Data excerpt:
'''

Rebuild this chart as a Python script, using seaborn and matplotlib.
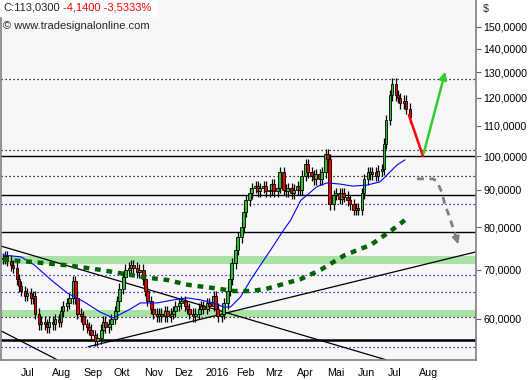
import pandas as pd
import seaborn as sns
import matplotlib.pyplot as plt
from matplotlib.patches import Rectangle
from matplotlib.ticker import NullLocator
from matplotlib.transforms import ScaledTranslation

sns.set_style("white")
plt.rcParams["font.family"] = ["Liberation Sans", "DejaVu Sans"]

# closes, one every 2 trading days from 15 Jun 2015
closes = [72.5, 73, 72, 71, 70.5,
          68, 66.5,
          65.5, 64.5, 65, 64, 64.5,
          61, 59,
          59.5, 59, 58.5, 59.5, 59, 60, 59.5,
          61.5, 62.5, 63,
          64, 67.5,
          64, 61, 60.5,
          59, 58.5, 58,
          57, 56, 56.5,
          58, 59.5, 58.5, 59, 60,
          61.5, 63.5, 66, 68.5, 70, 70.5,
          71, 70.5, 69.5, 70,
          68, 65.5, 63.5, 62,
          61, 60.5, 61, 60.5, 61.5, 60.5, 61, 61.5,
          62.5, 63, 63.5, 62.5, 62,
          61, 60.5, 61,
          62, 62.5, 62, 63, 62.5,
          64.5,
          62, 60.5, 61,
          63, 65.5, 68, 71.5, 74.5, 77.5,
          80, 84, 87, 89, 90.5,
          91, 89.5, 90.5, 91, 89.5,
          90, 91.5, 89.5, 90.5, 95,
          90, 89.5, 90.5, 89, 90, 91, 90,
          94, 97.5, 95,
          94, 93, 94.5, 93,
          95, 100.5, 99,
          86, 88.5,
          89, 87.5, 89, 88, 87,
          86, 84.5, 85, 84.5,
          89, 93,
          95, 94.5, 95, 94, 95.5, 96,
          104,
          112, 121,
          125.5,
          121, 120, 118, 119, 116, 113]

ma50_dates = ["2015-06-15", "2015-07-03", "2015-07-16", "2015-08-02", "2015-08-18",
              "2015-09-04", "2015-09-20", "2015-10-03", "2015-10-20", "2015-10-30",
              "2015-11-16", "2015-12-02", "2015-12-16", "2015-12-29", "2016-01-11",
              "2016-01-21", "2016-01-28", "2016-02-07", "2016-02-17", "2016-02-27",
              "2016-03-08", "2016-03-21", "2016-03-28", "2016-04-07", "2016-04-16",
              "2016-04-23", "2016-05-03", "2016-05-16", "2016-05-29", "2016-06-12",
              "2016-06-25", "2016-07-02", "2016-07-12", "2016-07-20"]
ma50 = [73.3, 72.9, 71.1, 67.8, 65.1, 63.3, 61.3, 60.2, 61.9, 63.1,
        63.1, 63.7, 64.1, 63.7, 63.1, 62.3, 62.3, 64.3, 67.8, 71.1,
        74.5, 79.3, 81.8, 87.0, 89.1, 90.8, 91.9, 91.6, 91.0, 91.3,
        92.2, 94.2, 97.2, 98.8]

ma200_dates = ["2015-06-15", "2015-07-16", "2015-08-18", "2015-09-20", "2015-11-02",
               "2015-11-26", "2015-12-16", "2016-01-11", "2016-01-31", "2016-02-17",
               "2016-03-03", "2016-03-18", "2016-04-07", "2016-04-27", "2016-05-21",
               "2016-06-16", "2016-07-06", "2016-07-20"]
ma200 = [72.3, 71.7, 71.0, 70.0, 68.4, 67.8, 66.8, 66.1, 65.5, 65.5,
         65.9, 66.8, 68.0, 70.0, 73.3, 75.7, 79.1, 81.8]

solid_levels = [100.0, 88.4, 78.8]
thick_level = 56.2
dotted_levels = [127.2, 101.8, 93.9, 60.3]
blue_levels = [86.0, 68.8, 65.3, 54.9]
bands = [(71.3, 73.1), (60.3, 61.8)]

trend_lines = [(["2015-06-13", "2016-07-01"], [75.4, 52.8]),
               (["2015-06-13", "2015-08-08"], [57.8, 52.8]),
               (["2015-09-08", "2016-09-28"], [55.0, 74.0])]

red_leg = (["2016-07-24", "2016-08-07"], [113.7, 100.0])
green_leg = (["2016-08-07", "2016-08-30"], [100.0, 131.4])
grey_leg = (["2016-08-01", "2016-08-17", "2016-08-21", "2016-08-26", "2016-08-29",
             "2016-09-03", "2016-09-06", "2016-09-09"],
            [93.1, 93.1, 92.4, 89.1, 85.8, 82.3, 79.8, 77.6])

month_ticks = pd.date_range("2015-07-01", "2016-08-01", freq="MS")
month_labels = ["Jul", "Aug", "Sep", "Okt", "Nov", "Dez", "2016", "Feb",
                "Mrz", "Apr", "Mai", "Jun", "Jul", "Aug"]
price_ticks = [60, 70, 80, 90, 100, 110, 120, 130, 140, 150]

# ---------------------------------------------------------------
dates = pd.bdate_range("2015-06-15", periods=len(closes), freq="2B")
opens = [closes[0]] + closes[:-1]
highs = [max(o, c) * 1.017 for o, c in zip(opens, closes)]
lows = [min(o, c) * 0.983 for o, c in zip(opens, closes)]

fig = plt.figure(figsize=(5.3, 3.8), dpi=100)
fig.patch.set_facecolor("white")
ax = fig.add_axes([0.002, 20 / 380, 475 / 530, 360 / 380])
ax.set_facecolor("#F7F7F7")
ax.set_yscale("log")

for lo, hi in bands:
    ax.axhspan(lo, hi, color="#A9E2A4", zorder=0.5, lw=0)
for lv in solid_levels:
    ax.axhline(lv, color="black", lw=1.0, zorder=1)
ax.axhline(thick_level, color="black", lw=1.8, zorder=1)
for lv in dotted_levels:
    ax.axhline(lv, color="black", lw=0.9, ls=(0, (1, 2.2)), zorder=1)
for lv in blue_levels:
    ax.axhline(lv, color="#0000EE", lw=0.9, ls=(0, (1, 2.2)), zorder=1)

for xs, ys in trend_lines:
    sns.lineplot(x=pd.to_datetime(xs), y=ys, ax=ax, color="black", lw=0.9, zorder=2)

# candles
ax.vlines(dates, lows, highs, color="black", lw=0.9, zorder=3)
up = [c >= o for o, c in zip(opens, closes)]
bottoms = [min(o, c) for o, c in zip(opens, closes)]
heights = [max(abs(c - o), 0.2) for o, c in zip(opens, closes)]
ax.bar(dates, heights, bottom=bottoms, width=2.6,
       color=["#2EC02E" if u else "#F00000" for u in up],
       edgecolor="black", lw=0.6, zorder=4)

sns.lineplot(x=pd.to_datetime(ma50_dates), y=ma50, ax=ax, color="#0000FF", lw=0.8, zorder=5)
sns.lineplot(x=pd.to_datetime(ma200_dates), y=ma200, ax=ax, color="#006400", lw=3.2,
             linestyle=(0, (1.3, 1.3)), zorder=5)

# projection arrows
sns.lineplot(x=pd.to_datetime(red_leg[0]), y=red_leg[1], ax=ax, color="#FF0000", lw=1.8, zorder=6)
ax.annotate("", xy=(pd.Timestamp(green_leg[0][1]), green_leg[1][1]),
            xytext=(pd.Timestamp(green_leg[0][0]), green_leg[1][0]),
            arrowprops=dict(arrowstyle="-|>", color="#33CC33", lw=1.8, mutation_scale=11),
            zorder=6)
gx = pd.to_datetime(grey_leg[0])
ax.plot(gx, grey_leg[1], color="#808080", lw=2.0, ls=(0, (2.5, 2)), zorder=6)
ax.annotate("", xy=(pd.Timestamp("2016-09-12"), 75.2), xytext=(gx[-1], grey_leg[1][-1]),
            arrowprops=dict(arrowstyle="-|>", color="#808080", lw=1.5, mutation_scale=11),
            zorder=6)

ax.set_xlim(pd.Timestamp("2015-06-13"), pd.Timestamp("2016-09-29"))
ax.set_ylim(52.76, 163.1)

ax.yaxis.tick_right()
ax.set_yticks(price_ticks)
ax.set_yticklabels([f"{v},0000" for v in price_ticks])
ax.yaxis.set_minor_locator(NullLocator())
ax.set_xticks(month_ticks)
ax.set_xticklabels(month_labels)
ax.tick_params(axis="both", length=3.5, width=0.8, color="#606060", labelsize=7.7,
               labelcolor="black")
ax.tick_params(axis="y", pad=2)
ax.tick_params(axis="x", pad=2)
shift = ScaledTranslation(2 / 100, 0, fig.dpi_scale_trans)
for lab in ax.get_xticklabels():
    lab.set_horizontalalignment("left")
    lab.set_transform(lab.get_transform() + shift)
ax.set_xlabel("")
ax.set_ylabel("")
for side in ["left", "right", "bottom"]:
    ax.spines[side].set_color("#808080")
    ax.spines[side].set_linewidth(1.2)
ax.spines["top"].set_visible(False)

fig.text(483 / 530, 1 - 9 / 380, "$", fontsize=7.7, va="center", ha="left")
fig.patches.append(Rectangle((0, 1 - 16 / 380), 156 / 530, 16 / 380,
                             transform=fig.transFigure, color="white", zorder=9))
fig.text(3 / 530, 1 - 8 / 380, "C:113,0300", fontsize=8, va="center", ha="left", zorder=10)
fig.text(63 / 530, 1 - 8 / 380, "-4,1400 -3,5333%", fontsize=8, color="#FF0000",
         va="center", ha="left", zorder=10)
fig.text(3 / 530, 1 - 26 / 380, "\u00a9 www.tradesignalonline.com", fontsize=8,
         va="center", ha="left", zorder=10)

fig.savefig("out.png", dpi=100)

'''

Written exercise:
Filter the data, keeping only the lines that contain "chart".

The completed task:
Rebuild this chart as a Python script, using seaborn and matplotlib.

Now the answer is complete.